The shame of it all.
Just as bad is the market for animals poached right here in the US. If you want to help stop it buy a hunting and or fishing license. That will fund more game wardens, and help restore wildlife habitat, and hatcheries’.
I look forward to the time when grizzly bears and wolves’ again roam wild again with the coyotes in Golden Gate Park.
> Then one day, I was sitting on the couch at home watching The Ivory Game, a documentary that revealed the complexities of the elephant poaching crisis and the ivory trading market.
Yes, indeed. A serious and complex problem.
Free range elephants don’t have a chance in a world with AK-47’s and millions of unrestrained hunter-gatherers.
And, this is not the first time the world has faced such a problem.

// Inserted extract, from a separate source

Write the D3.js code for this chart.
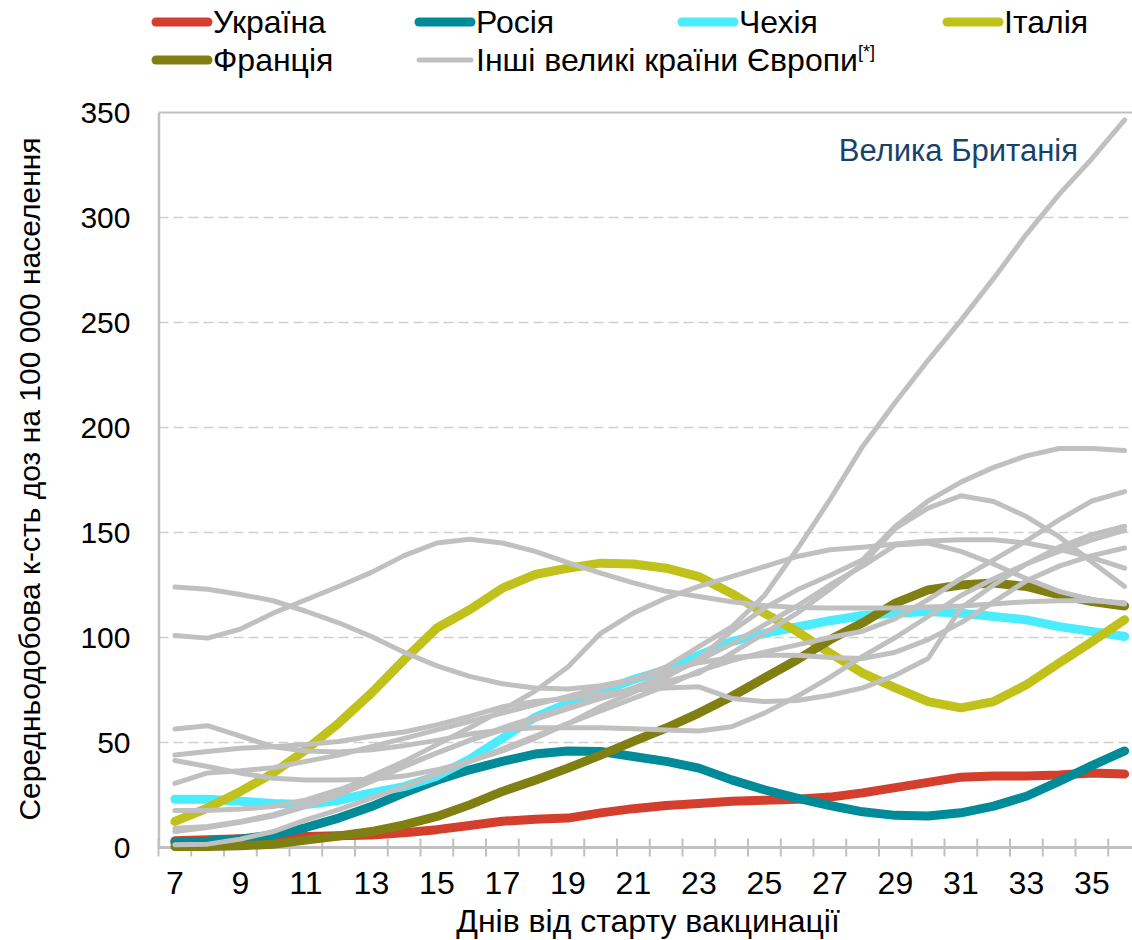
<!DOCTYPE html>
<html lang="uk">
<head>
<meta charset="utf-8">
<title>Вакцинація</title>
<style>
body { margin: 0; background: #fff; }
text { font-family: "Liberation Sans", Arial, sans-serif; fill: #000; }
.narrow { font-family: "Liberation Sans Narrow", "Arial Narrow", "Liberation Sans", sans-serif; }
.axis path, .axis line { fill: none; }
</style>
</head>
<body>
<script src="https://cdn.jsdelivr.net/npm/d3@7/dist/d3.min.js"></script>
<script>

// days since start of vaccination
var days = [7, 8, 9, 10, 11, 12, 13, 14, 15, 16, 17, 18, 19, 20, 21, 22, 23, 24, 25, 26, 27, 28, 29, 30, 31, 32, 33, 34, 35, 36];
var xTickLabels = [7, 9, 11, 13, 15, 17, 19, 21, 23, 25, 27, 29, 31, 33, 35];
var yTicks = [0, 50, 100, 150, 200, 250, 300, 350];

var ukraine = [3.2, 3.7, 4.2, 4.8, 5.2, 5.6, 6, 7, 8.5, 10.5, 12.5, 13.5, 14, 16.5, 18.5, 20, 21, 22, 22.5, 23, 24, 26, 28.5, 31, 33.5, 34, 34, 34.5, 35.5, 35];
var russia = [2.5, 3, 4, 6, 9.5, 14, 19.5, 26, 32, 37, 41, 44.5, 46, 45.7, 43.3, 41, 37.8, 32.2, 27.5, 23.5, 20, 17, 15.3, 15, 16.5, 19.7, 24.4, 31.5, 39, 46];
var czechia = [23, 23, 22, 21, 20.5, 22.5, 26, 29, 34, 42, 52, 62, 68.8, 74.3, 80, 84.6, 91.5, 98, 102, 105, 108, 110.5, 111.6, 112.4, 111.6, 110, 108.4, 105.2, 102.9, 100.5];
var italy = [12.4, 18.8, 26.7, 35.4, 46.5, 59.2, 73.5, 89.4, 104.5, 113.2, 123.5, 130, 133, 135.4, 135, 133, 129, 121, 111.6, 102.9, 92.6, 83, 76, 69.5, 66.5, 69.5, 77.5, 87.8, 98, 108.5];
var france = [0.5, 0.5, 0.8, 1.5, 3.5, 5.5, 7.6, 10.8, 14.8, 20.3, 26.7, 32, 37.8, 44, 50.5, 56.9, 64, 71.9, 80.7, 89.4, 98.9, 107, 116.4, 122.7, 125, 125.9, 124.3, 120.3, 117.1, 115];

// other big European countries (grey)
var otherUK = [30.5, 35.5, 36.5, 38, 41, 44, 48, 52, 56, 60, 64, 68, 72, 76, 80, 86, 95.7, 105, 120, 142, 165.6, 191, 212, 232, 251, 271, 292, 311, 328, 346.5];
var other1 = [124, 123, 120.5, 117.5, 112.5, 107, 100.5, 93, 86.5, 81.5, 78, 76, 75.5, 77, 80, 84, 88, 90.5, 91.5, 91.5, 90.5, 90, 93, 99, 107, 117, 127, 134, 139, 142.6];
var other2 = [101, 99.7, 104, 111.6, 118, 124.3, 131, 139, 145, 146.8, 145, 141, 135.7, 130.7, 126, 122, 119.5, 117, 115.2, 114.3, 114, 114, 114, 114.5, 115, 116, 117, 117.5, 117.5, 116.5];
var other3 = [9.2, 10, 12.4, 15.6, 20.3, 26.7, 34, 41, 49, 57, 65.5, 74.5, 86, 102, 111.6, 118.8, 124.3, 129, 133.8, 138.6, 141.8, 143, 144.5, 146, 146.5, 146.5, 145, 142, 138, 133];
var other4 = [56.4, 58, 53, 48, 46, 45.5, 46.5, 48.5, 51, 54, 56, 57, 57, 57, 56.5, 56, 55.5, 57.5, 64, 72, 81, 91, 100, 110, 120, 128, 135, 141, 146.5, 151];
var other5 = [44, 45.7, 47.3, 48, 49, 50.5, 53, 55, 58.4, 62.4, 67, 69.5, 71, 73, 75, 76, 76.5, 71, 69.5, 70, 72.5, 76, 82, 90, 114, 125, 135, 143, 149, 153];
var other6 = [41.4, 38.6, 35.4, 33, 32.2, 32.2, 32.5, 34, 37, 41, 46, 52, 59, 67, 74, 81, 90, 103, 114, 122.7, 129.5, 137, 153, 165, 174, 181, 186.5, 190, 190, 189];
var other7 = [17.6, 17.6, 18.3, 19.5, 22.7, 27.5, 33, 39, 45, 51, 57, 62, 67, 71, 75, 79, 83, 92.6, 102, 111.6, 123, 135, 152, 161.6, 167.5, 164.8, 157.6, 148, 136, 124.3];
var other8 = [7.6, 9.5, 12, 15, 19.5, 25, 31.5, 38.5, 45, 51, 56, 61, 66, 71, 76, 82, 89, 97, 106, 115, 125, 134, 144, 145, 141, 135, 128, 122, 118, 116];
var other9 = [1.3, 1.6, 4, 7.6, 13.2, 18, 23.5, 29, 35, 41, 47, 53, 59, 65, 71, 77, 84, 89, 93, 96.5, 100, 103, 109, 118, 128, 137, 146, 156, 165, 169.5];

var names = ["Україна", "Росія", "Чехія", "Італія", "Франція", "Інші великі країни Європи"];
var colors = ["#d33f2c", "#008b98", "#4aecfd", "#c0c11b", "#7f7f12", "#c0c0c0"];

var mainSeries = [ukraine, russia, czechia, italy, france];
var otherSeries = [otherUK, other1, other2, other3, other4, other5, other6, other7, other8, other9];

var w = 1132;
var h = 940;
var plotLeft = 158.5;
var plotTop = 112.5;
var plotBottom = 847.5;
var band = 32.75;

var svg = d3.select("body").append("svg")
.attr("width", w)
.attr("height", h);

var xScale = d3.scaleBand()
.domain(days)
.range([plotLeft, plotLeft + band * days.length]);

var yScale = d3.scaleLinear()
.domain([0, 350])
.range([plotBottom, plotTop]);

// dashed grid
svg.selectAll(".grid")
.data(yTicks.filter(function(d){ return d > 0 && d < 350; }))
.enter().append("line")
.attr("x1", plotLeft)
.attr("x2", w)
.attr("y1", function(d){ return yScale(d); })
.attr("y2", function(d){ return yScale(d); })
.attr("stroke", "#d0d0d0")
.attr("stroke-width", 1.6)
.attr("stroke-dasharray", "10,5");

// top border
svg.append("line")
.attr("x1", plotLeft).attr("x2", w)
.attr("y1", yScale(350)).attr("y2", yScale(350))
.attr("stroke", "#c0c0c0")
.attr("stroke-width", 2.2);

// y axis
var yAxis = d3.axisLeft(yScale).tickValues(yTicks).tickSize(0).tickPadding(28);
var gy = svg.append("g")
.attr("class", "axis")
.attr("transform", "translate(" + plotLeft + ",0)")
.call(yAxis);
gy.select(".domain").attr("stroke", "#c0c0c0").attr("stroke-width", 2.5);
gy.selectAll("text").style("font-size", "30px").attr("fill", "#000");

// x axis (labels at band centres)
var xAxis = d3.axisBottom(xScale).tickValues(xTickLabels).tickSize(0).tickPadding(24);
var gx = svg.append("g")
.attr("class", "axis")
.attr("transform", "translate(0," + plotBottom + ")")
.call(xAxis);
gx.select(".domain").remove();
gx.selectAll("text").attr("class", "narrow").style("font-size", "32px").attr("fill", "#000");

// tick marks at band boundaries
svg.selectAll(".xtick")
.data(days)
.enter().append("line")
.attr("x1", function(d){ return xScale(d); })
.attr("x2", function(d){ return xScale(d); })
.attr("y1", plotBottom - 9)
.attr("y2", plotBottom + 9)
.attr("stroke", "#c0c0c0")
.attr("stroke-width", 2);

svg.append("line")
.attr("x1", plotLeft).attr("x2", w)
.attr("y1", plotBottom).attr("y2", plotBottom)
.attr("stroke", "#c0c0c0")
.attr("stroke-width", 3);

var line = d3.line()
.x(function(d, i){ return xScale(days[i]) + xScale.bandwidth() / 2; })
.y(function(d){ return yScale(d); });

svg.selectAll(".main")
.data(mainSeries)
.enter().append("path")
.attr("d", line)
.attr("fill", "none")
.attr("stroke", function(d, i){ return colors[i]; })
.attr("stroke-width", 9)
.attr("stroke-linecap", "round")
.attr("stroke-linejoin", "round");

svg.selectAll(".other")
.data(otherSeries)
.enter().append("path")
.attr("d", line)
.attr("fill", "none")
.attr("stroke", colors[5])
.attr("stroke-width", 5)
.attr("stroke-linecap", "round")
.attr("stroke-linejoin", "round");

// annotation
svg.append("text")
.attr("x", 1078)
.attr("y", 161)
.attr("text-anchor", "end")
.style("font-size", "31px")
.style("fill", "#17426b")
.text("Велика Британія");

// axis titles
svg.append("text")
.attr("class", "narrow")
.attr("x", 648)
.attr("y", 932)
.attr("text-anchor", "middle")
.style("font-size", "32px")
.text("Днів від старту вакцинації");

svg.append("text")
.attr("transform", "translate(40,479) rotate(-90)")
.attr("text-anchor", "middle")
.style("font-size", "30px")
.text("Середньодобова к-сть доз на 100 000 населення");

// legend
var legendPos = [[152, 22], [415, 22], [678, 22], [943, 22], [152, 60], [415, 60]];
var lg = svg.selectAll(".legend")
.data(names)
.enter().append("g")
.attr("transform", function(d, i){ return "translate(" + legendPos[i][0] + "," + legendPos[i][1] + ")"; });

lg.append("line")
.attr("x1", 4).attr("x2", 56)
.attr("stroke", function(d, i){ return colors[i]; })
.attr("stroke-width", function(d, i){ return i == 5 ? 5 : 9; })
.attr("stroke-linecap", "round");

var lt = lg.append("text")
.attr("class", "narrow")
.attr("x", 61)
.attr("y", 11)
.style("font-size", "32px")
.text(function(d){ return d; });

lt.filter(function(d, i){ return i == 5; })
.append("tspan")
.attr("dy", -13)
.style("font-size", "18px")
.text("[*]");

</script>
</body>
</html>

Buffalo Bill nearly wiped out the American Bison because the “wild game” was free for the taking.
It’s because of Buffalo Bill and people like him that we have government “WIldlife Management” and hunting licenses.
And, as far back as medieval Europe, it was illegal for peasants to take game on the kings land.
I think the key to saving elephants, and whales, and other endangered game is to remove them from the dominion of the primitive, free-range hunter gatherers., and put them — or a survivable population — in the dominion of civilization.
There is a paradox that people may have a hard time getting their heads around, but the survival of whales and elephants may require making them into “private property”.
There is no shortage of cattle, or sheep, or goats, or pigs. There are billions of chickens on the face of the planet. NONE of them are endangered. They are all “private property” of herders.
Civilization places a value on things that are valuable to civilization for a multitude of reasons. Foragers only value things that are of value for immediate consumption. For a forager, the value of killing the last elephant is just the same as the value of killing any elephant.